BRIEF
Repeat the material exactly from its first line to the line that includes "5333, 5199, 4963]". Skip pictures.

SOURCE EXCERPT
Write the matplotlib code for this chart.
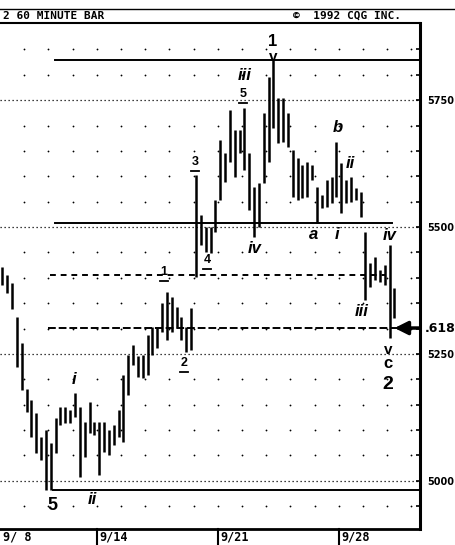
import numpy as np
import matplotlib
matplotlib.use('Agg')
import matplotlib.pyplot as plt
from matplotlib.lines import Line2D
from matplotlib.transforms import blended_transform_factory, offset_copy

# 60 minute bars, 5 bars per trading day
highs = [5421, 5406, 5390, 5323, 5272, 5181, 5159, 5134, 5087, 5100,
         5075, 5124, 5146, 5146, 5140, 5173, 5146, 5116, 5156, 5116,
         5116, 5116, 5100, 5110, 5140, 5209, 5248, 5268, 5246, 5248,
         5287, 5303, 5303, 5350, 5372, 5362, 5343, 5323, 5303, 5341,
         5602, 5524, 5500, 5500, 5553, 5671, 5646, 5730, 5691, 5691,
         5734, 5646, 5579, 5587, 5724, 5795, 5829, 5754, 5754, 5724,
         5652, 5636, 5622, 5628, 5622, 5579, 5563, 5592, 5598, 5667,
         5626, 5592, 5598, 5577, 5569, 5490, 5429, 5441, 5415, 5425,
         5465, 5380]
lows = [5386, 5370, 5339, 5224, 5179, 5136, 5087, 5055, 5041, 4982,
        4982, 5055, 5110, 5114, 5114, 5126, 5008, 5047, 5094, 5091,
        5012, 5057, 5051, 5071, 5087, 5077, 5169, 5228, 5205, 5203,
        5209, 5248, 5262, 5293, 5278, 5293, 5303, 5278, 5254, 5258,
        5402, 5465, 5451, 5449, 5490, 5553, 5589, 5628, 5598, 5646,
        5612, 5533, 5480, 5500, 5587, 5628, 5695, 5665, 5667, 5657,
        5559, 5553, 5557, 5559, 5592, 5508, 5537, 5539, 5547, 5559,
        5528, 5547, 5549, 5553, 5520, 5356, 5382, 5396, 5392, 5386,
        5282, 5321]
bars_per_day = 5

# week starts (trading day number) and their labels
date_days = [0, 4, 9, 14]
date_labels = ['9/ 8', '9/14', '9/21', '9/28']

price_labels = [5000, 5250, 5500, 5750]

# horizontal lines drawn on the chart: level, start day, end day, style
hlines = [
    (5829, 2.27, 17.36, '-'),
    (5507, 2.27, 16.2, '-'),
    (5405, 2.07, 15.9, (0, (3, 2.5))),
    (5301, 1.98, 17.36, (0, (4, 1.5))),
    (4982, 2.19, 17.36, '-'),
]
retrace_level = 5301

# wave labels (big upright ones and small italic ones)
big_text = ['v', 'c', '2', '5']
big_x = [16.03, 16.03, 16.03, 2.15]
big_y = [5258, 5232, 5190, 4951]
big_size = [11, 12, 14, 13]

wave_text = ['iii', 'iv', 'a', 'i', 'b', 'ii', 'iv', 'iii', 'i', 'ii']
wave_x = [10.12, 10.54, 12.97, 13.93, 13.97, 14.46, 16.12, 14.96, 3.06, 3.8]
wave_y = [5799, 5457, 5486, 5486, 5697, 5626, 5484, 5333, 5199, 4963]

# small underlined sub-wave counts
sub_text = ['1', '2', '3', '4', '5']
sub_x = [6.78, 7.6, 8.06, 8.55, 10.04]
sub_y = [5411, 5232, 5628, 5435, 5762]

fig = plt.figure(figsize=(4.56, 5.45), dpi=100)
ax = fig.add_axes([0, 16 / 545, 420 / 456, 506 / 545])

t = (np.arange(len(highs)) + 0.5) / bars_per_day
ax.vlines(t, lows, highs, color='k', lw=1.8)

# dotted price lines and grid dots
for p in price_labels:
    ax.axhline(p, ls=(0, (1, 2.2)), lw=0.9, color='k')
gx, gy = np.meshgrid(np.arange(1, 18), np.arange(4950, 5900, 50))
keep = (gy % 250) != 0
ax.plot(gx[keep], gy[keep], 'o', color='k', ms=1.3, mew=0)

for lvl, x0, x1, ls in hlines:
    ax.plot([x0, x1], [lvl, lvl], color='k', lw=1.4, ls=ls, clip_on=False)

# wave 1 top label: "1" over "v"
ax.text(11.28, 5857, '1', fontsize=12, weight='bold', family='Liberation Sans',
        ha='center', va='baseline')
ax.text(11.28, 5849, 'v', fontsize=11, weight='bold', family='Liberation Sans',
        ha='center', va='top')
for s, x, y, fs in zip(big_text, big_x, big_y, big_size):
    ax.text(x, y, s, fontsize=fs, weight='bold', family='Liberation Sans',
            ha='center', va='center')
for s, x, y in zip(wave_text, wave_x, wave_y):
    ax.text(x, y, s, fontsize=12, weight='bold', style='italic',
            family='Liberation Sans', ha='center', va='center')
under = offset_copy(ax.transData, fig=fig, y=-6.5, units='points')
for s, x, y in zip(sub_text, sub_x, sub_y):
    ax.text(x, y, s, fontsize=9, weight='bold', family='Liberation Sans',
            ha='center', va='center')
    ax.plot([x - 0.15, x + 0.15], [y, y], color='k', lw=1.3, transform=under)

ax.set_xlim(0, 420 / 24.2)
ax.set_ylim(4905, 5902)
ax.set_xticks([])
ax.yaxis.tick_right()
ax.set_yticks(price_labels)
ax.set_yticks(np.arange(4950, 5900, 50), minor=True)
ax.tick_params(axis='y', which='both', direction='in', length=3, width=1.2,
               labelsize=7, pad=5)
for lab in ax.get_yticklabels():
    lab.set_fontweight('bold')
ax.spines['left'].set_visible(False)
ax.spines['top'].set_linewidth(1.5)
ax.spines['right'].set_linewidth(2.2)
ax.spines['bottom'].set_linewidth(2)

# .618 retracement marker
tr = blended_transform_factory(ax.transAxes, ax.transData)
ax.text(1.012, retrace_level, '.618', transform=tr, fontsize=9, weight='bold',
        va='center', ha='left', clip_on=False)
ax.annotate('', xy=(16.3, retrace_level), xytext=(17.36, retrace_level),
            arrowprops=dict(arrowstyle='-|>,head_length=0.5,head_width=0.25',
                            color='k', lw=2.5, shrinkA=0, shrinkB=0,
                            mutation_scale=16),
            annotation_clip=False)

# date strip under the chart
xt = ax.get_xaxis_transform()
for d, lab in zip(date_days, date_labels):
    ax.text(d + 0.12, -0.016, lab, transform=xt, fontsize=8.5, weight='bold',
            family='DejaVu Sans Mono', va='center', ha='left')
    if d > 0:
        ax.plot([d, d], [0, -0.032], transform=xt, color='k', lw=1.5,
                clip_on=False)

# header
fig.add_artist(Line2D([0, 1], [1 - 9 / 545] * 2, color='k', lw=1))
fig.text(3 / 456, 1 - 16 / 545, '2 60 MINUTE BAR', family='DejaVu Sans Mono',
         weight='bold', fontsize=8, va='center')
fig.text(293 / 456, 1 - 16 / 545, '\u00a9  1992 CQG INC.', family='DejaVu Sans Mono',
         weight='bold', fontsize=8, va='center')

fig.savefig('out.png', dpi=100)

PROBLEM SOLUTION
Write the matplotlib code for this chart.
import numpy as np
import matplotlib
matplotlib.use('Agg')
import matplotlib.pyplot as plt
from matplotlib.lines import Line2D
from matplotlib.transforms import blended_transform_factory, offset_copy

# 60 minute bars, 5 bars per trading day
highs = [5421, 5406, 5390, 5323, 5272, 5181, 5159, 5134, 5087, 5100,
         5075, 5124, 5146, 5146, 5140, 5173, 5146, 5116, 5156, 5116,
         5116, 5116, 5100, 5110, 5140, 5209, 5248, 5268, 5246, 5248,
         5287, 5303, 5303, 5350, 5372, 5362, 5343, 5323, 5303, 5341,
         5602, 5524, 5500, 5500, 5553, 5671, 5646, 5730, 5691, 5691,
         5734, 5646, 5579, 5587, 5724, 5795, 5829, 5754, 5754, 5724,
         5652, 5636, 5622, 5628, 5622, 5579, 5563, 5592, 5598, 5667,
         5626, 5592, 5598, 5577, 5569, 5490, 5429, 5441, 5415, 5425,
         5465, 5380]
lows = [5386, 5370, 5339, 5224, 5179, 5136, 5087, 5055, 5041, 4982,
        4982, 5055, 5110, 5114, 5114, 5126, 5008, 5047, 5094, 5091,
        5012, 5057, 5051, 5071, 5087, 5077, 5169, 5228, 5205, 5203,
        5209, 5248, 5262, 5293, 5278, 5293, 5303, 5278, 5254, 5258,
        5402, 5465, 5451, 5449, 5490, 5553, 5589, 5628, 5598, 5646,
        5612, 5533, 5480, 5500, 5587, 5628, 5695, 5665, 5667, 5657,
        5559, 5553, 5557, 5559, 5592, 5508, 5537, 5539, 5547, 5559,
        5528, 5547, 5549, 5553, 5520, 5356, 5382, 5396, 5392, 5386,
        5282, 5321]
bars_per_day = 5

# week starts (trading day number) and their labels
date_days = [0, 4, 9, 14]
date_labels = ['9/ 8', '9/14', '9/21', '9/28']

price_labels = [5000, 5250, 5500, 5750]

# horizontal lines drawn on the chart: level, start day, end day, style
hlines = [
    (5829, 2.27, 17.36, '-'),
    (5507, 2.27, 16.2, '-'),
    (5405, 2.07, 15.9, (0, (3, 2.5))),
    (5301, 1.98, 17.36, (0, (4, 1.5))),
    (4982, 2.19, 17.36, '-'),
]
retrace_level = 5301

# wave labels (big upright ones and small italic ones)
big_text = ['v', 'c', '2', '5']
big_x = [16.03, 16.03, 16.03, 2.15]
big_y = [5258, 5232, 5190, 4951]
big_size = [11, 12, 14, 13]

wave_text = ['iii', 'iv', 'a', 'i', 'b', 'ii', 'iv', 'iii', 'i', 'ii']
wave_x = [10.12, 10.54, 12.97, 13.93, 13.97, 14.46, 16.12, 14.96, 3.06, 3.8]
wave_y = [5799, 5457, 5486, 5486, 5697, 5626, 5484, 5333, 5199, 4963]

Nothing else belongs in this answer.